___ Data extract ___
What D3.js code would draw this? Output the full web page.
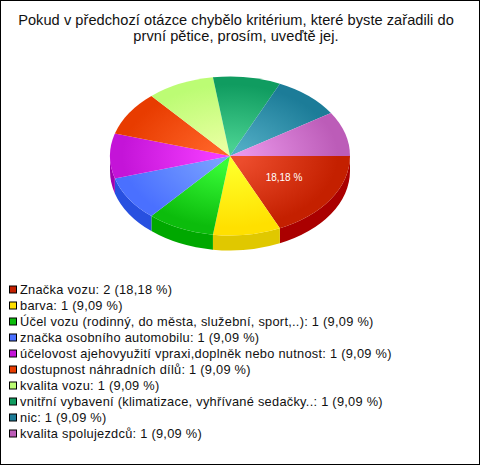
<!DOCTYPE html>
<html><head><meta charset="utf-8">
<script src="https://cdn.jsdelivr.net/npm/d3@7"></script>
<style>html,body{margin:0;padding:0;background:#fff}svg{display:block}text{font-family:"Liberation Sans",Arial,sans-serif}</style>
</head><body><svg id="c" width="480" height="465"></svg>
<script>
const titleLines=["Pokud v předchozí otázce chybělo kritérium, které byste zařadili do","první pětice, prosím, uveďtě jej."];
const categories=["Značka vozu","barva","Účel vozu (rodinný, do města, služební, sport,..)","značka osobního automobilu","účelovost ajehovyužití vpraxi,doplněk nebo nutnost","dostupnost náhradních dílů","kvalita vozu","vnitřní vybavení (klimatizace, vyhřívané sedačky..","nic","kvalita spolujezdců"];
const values=[2,1,1,1,1,1,1,1,1,1];
const percents=["18,18","9,09","9,09","9,09","9,09","9,09","9,09","9,09","9,09","9,09"];
const edgeColors=["#c42000","#ffe000","#0cbc0c","#4a70ff","#c414d8","#e83c00","#bcfc74","#109c60","#1c7c98","#bc5cb8"];
const midColors=["#ec4c2c","#ffff28","#38fc38","#78a0ff","#f43cff","#ff6428","#e8ffa0","#48d090","#50acc4","#e894e8"];
const sideColors=["#aa0000","#e0c800","#00a800","#2850e0","#a000b0","#c83000","#a0e060","#008050","#106880","#a04090"];
const W=480,H=465,cx=230,cy=156,rx=120,ry=79.5,depth=15,k=ry/rx;
const svg=d3.select("#c");
svg.append("rect").attr("x",0.5).attr("y",0.5).attr("width",W-1).attr("height",H-1).attr("fill","#fff").attr("stroke","#000").attr("stroke-width",1);
svg.append("g").selectAll("text").data(titleLines).join("text")
 .attr("x",236).attr("y",(d,i)=>25+i*16).attr("text-anchor","middle").attr("font-size",14.6).attr("letter-spacing",0.05).attr("fill","#111").text(d=>d);
const pieGen=d3.pie().sort(null).value(d=>d).startAngle(Math.PI/2).endAngle(Math.PI*2.5);
const arcs=pieGen(values);
const defs=svg.append("defs");
arcs.forEach((a,i)=>{
 const g=defs.append("radialGradient").attr("id","g"+i).attr("gradientUnits","userSpaceOnUse").attr("cx",0).attr("cy",0).attr("r",rx);
 g.append("stop").attr("offset","0").attr("stop-color",midColors[i]);
 g.append("stop").attr("offset","0.12").attr("stop-color",midColors[i]);
 g.append("stop").attr("offset","0.9").attr("stop-color",edgeColors[i]);
});
const root=svg.append("g").attr("transform",`translate(${cx},${cy}) scale(1,${k})`);
const dz=depth/k;
arcs.forEach((a,i)=>{
 const s=Math.max(a.startAngle,Math.PI/2),e=Math.min(a.endAngle,Math.PI*1.5);
 if(e<=s)return;
 const p=d3.path();
 p.arc(0,0,rx,s-Math.PI/2,e-Math.PI/2,false);
 p.arc(0,dz,rx,e-Math.PI/2,s-Math.PI/2,true);
 p.closePath();
 root.append("path").attr("d",p.toString()).attr("fill",sideColors[i]);
});
const arcGen=d3.arc().innerRadius(0).outerRadius(rx);
root.selectAll("path.top").data(arcs).join("path").attr("class","top").attr("d",arcGen).attr("fill",(d,i)=>`url(#g${i})`);
const mid=(arcs[0].startAngle+arcs[0].endAngle)/2;
svg.append("text").attr("x",cx+Math.sin(mid)*rx*0.535).attr("y",cy-Math.cos(mid)*ry*0.535+2).attr("text-anchor","middle").attr("font-size",10).attr("fill","#fff").text(percents[0]+" %");
const y=d3.scalePoint().domain(d3.range(categories.length)).range([289.5,433.5]);
const leg=svg.append("g").selectAll("g").data(categories).join("g").attr("transform",(d,i)=>`translate(0,${y(i)})`);
leg.append("rect").attr("x",9.5).attr("y",-3.5).attr("width",7).attr("height",7).attr("fill",(d,i)=>edgeColors[i]).attr("stroke","#000");
leg.append("text").attr("x",20).attr("y",4).attr("font-size",12.8).attr("letter-spacing",0.27).attr("fill","#111").text((d,i)=>`${d}: ${values[i]} (${percents[i]} %)`);
</script></body></html>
___
Problem to work on:
Reproduce all of the material exactly, apart from the pictures.

Solution below:
What D3.js code would draw this? Output the full web page.
<!DOCTYPE html>
<html><head><meta charset="utf-8">
<script src="https://cdn.jsdelivr.net/npm/d3@7"></script>
<style>html,body{margin:0;padding:0;background:#fff}svg{display:block}text{font-family:"Liberation Sans",Arial,sans-serif}</style>
</head><body><svg id="c" width="480" height="465"></svg>
<script>
const titleLines=["Pokud v předchozí otázce chybělo kritérium, které byste zařadili do","první pětice, prosím, uveďtě jej."];
const categories=["Značka vozu","barva","Účel vozu (rodinný, do města, služební, sport,..)","značka osobního automobilu","účelovost ajehovyužití vpraxi,doplněk nebo nutnost","dostupnost náhradních dílů","kvalita vozu","vnitřní vybavení (klimatizace, vyhřívané sedačky..","nic","kvalita spolujezdců"];
const values=[2,1,1,1,1,1,1,1,1,1];
const percents=["18,18","9,09","9,09","9,09","9,09","9,09","9,09","9,09","9,09","9,09"];
const edgeColors=["#c42000","#ffe000","#0cbc0c","#4a70ff","#c414d8","#e83c00","#bcfc74","#109c60","#1c7c98","#bc5cb8"];
const midColors=["#ec4c2c","#ffff28","#38fc38","#78a0ff","#f43cff","#ff6428","#e8ffa0","#48d090","#50acc4","#e894e8"];
const sideColors=["#aa0000","#e0c800","#00a800","#2850e0","#a000b0","#c83000","#a0e060","#008050","#106880","#a04090"];
const W=480,H=465,cx=230,cy=156,rx=120,ry=79.5,depth=15,k=ry/rx;
const svg=d3.select("#c");
svg.append("rect").attr("x",0.5).attr("y",0.5).attr("width",W-1).attr("height",H-1).attr("fill","#fff").attr("stroke","#000").attr("stroke-width",1);
svg.append("g").selectAll("text").data(titleLines).join("text")
 .attr("x",236).attr("y",(d,i)=>25+i*16).attr("text-anchor","middle").attr("font-size",14.6).attr("letter-spacing",0.05).attr("fill","#111").text(d=>d);
const pieGen=d3.pie().sort(null).value(d=>d).startAngle(Math.PI/2).endAngle(Math.PI*2.5);
const arcs=pieGen(values);
const defs=svg.append("defs");
arcs.forEach((a,i)=>{
 const g=defs.append("radialGradient").attr("id","g"+i).attr("gradientUnits","userSpaceOnUse").attr("cx",0).attr("cy",0).attr("r",rx);
 g.append("stop").attr("offset","0").attr("stop-color",midColors[i]);
 g.append("stop").attr("offset","0.12").attr("stop-color",midColors[i]);
 g.append("stop").attr("offset","0.9").attr("stop-color",edgeColors[i]);
});
const root=svg.append("g").attr("transform",`translate(${cx},${cy}) scale(1,${k})`);
const dz=depth/k;
arcs.forEach((a,i)=>{
 const s=Math.max(a.startAngle,Math.PI/2),e=Math.min(a.endAngle,Math.PI*1.5);
 if(e<=s)return;
 const p=d3.path();
 p.arc(0,0,rx,s-Math.PI/2,e-Math.PI/2,false);
 p.arc(0,dz,rx,e-Math.PI/2,s-Math.PI/2,true);
 p.closePath();
 root.append("path").attr("d",p.toString()).attr("fill",sideColors[i]);
});
const arcGen=d3.arc().innerRadius(0).outerRadius(rx);
root.selectAll("path.top").data(arcs).join("path").attr("class","top").attr("d",arcGen).attr("fill",(d,i)=>`url(#g${i})`);
const mid=(arcs[0].startAngle+arcs[0].endAngle)/2;
svg.append("text").attr("x",cx+Math.sin(mid)*rx*0.535).attr("y",cy-Math.cos(mid)*ry*0.535+2).attr("text-anchor","middle").attr("font-size",10).attr("fill","#fff").text(percents[0]+" %");
const y=d3.scalePoint().domain(d3.range(categories.length)).range([289.5,433.5]);
const leg=svg.append("g").selectAll("g").data(categories).join("g").attr("transform",(d,i)=>`translate(0,${y(i)})`);
leg.append("rect").attr("x",9.5).attr("y",-3.5).attr("width",7).attr("height",7).attr("fill",(d,i)=>edgeColors[i]).attr("stroke","#000");
leg.append("text").attr("x",20).attr("y",4).attr("font-size",12.8).attr("letter-spacing",0.27).attr("fill","#111").text((d,i)=>`${d}: ${values[i]} (${percents[i]} %)`);
</script></body></html>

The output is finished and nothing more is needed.